I want to finish my recommendations with two other books not entirely devoted to cured meat: The Briton Hugh Fearnley-Whittingstall’s The River Cottage Meat Book, and his countryman Fergus Henderson’s The Whole Beast: Nose to Tail Eating. Both contain excellent discussions of curing meats, and both are exceptionally good with offal — another of my obsessions.
Both books are well worth buying, although I am concerned with Henderson’s seeming hatred of crispy things and of the color green. My faves in Whittingstall’s book are his corned beef recipe and his rendition of the Italian air-cured beef bresaola. He also has an interesting cotechino, but I have been unable to find a hog’s bladder to make it properly. Sigh.
Incidentally, it is Henderson’s recipe for dried, salted pig’s liver that I used as a basis for my own cured pork liver (Remember that mangalitsa hog I got?) Henderson’s real gift is with offal.

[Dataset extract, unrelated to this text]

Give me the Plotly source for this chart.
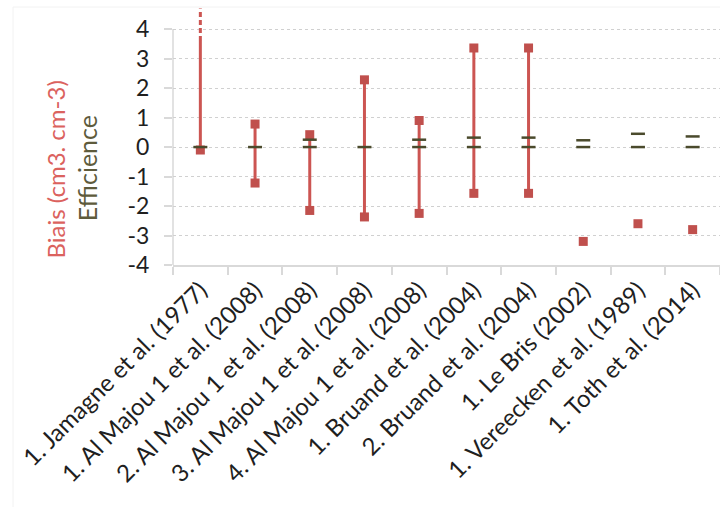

Finally, there are two books I cannot really recommend: John Kinsella’s mediocre Professional Charcuterie and Fritz Sonnenschmidt’s truly awful Charcuterie: Sausages, Pates and Accompaniments. Kinsella’s book is OK, but it lacks focus and depth — it is neither as clearly written as one would expect for a layperson’s book, nor as detailed as one would expect for a professional book. Sonnenschmidt’s book is downright dangerous, with several serious errors that could potentially make eaters of these recipes ill. This is all something of a mystery as Sonnenschmidt has a reputation as being a master of the craft. Editing error?
So what’s the bottom line on all these books? If you really want to get into charcuterie, you absolutely need to make it often — and expect to fail sometimes. As for books to read, I’d suggest this progression:
- Charcuterie: The Craft of Salting, Smoking, and Curing
- The River Cottage Meat Book
- Great Sausage Recipes and Meat Curing
- Cooking by Hand
- The Art of Making Fermented Sausages
- Charcuterie and French Pork Cookery
- American Charcuterie
- The Whole Beast: Nose to Tail Eating
Good luck, and if you make something special I’d love to hear about it.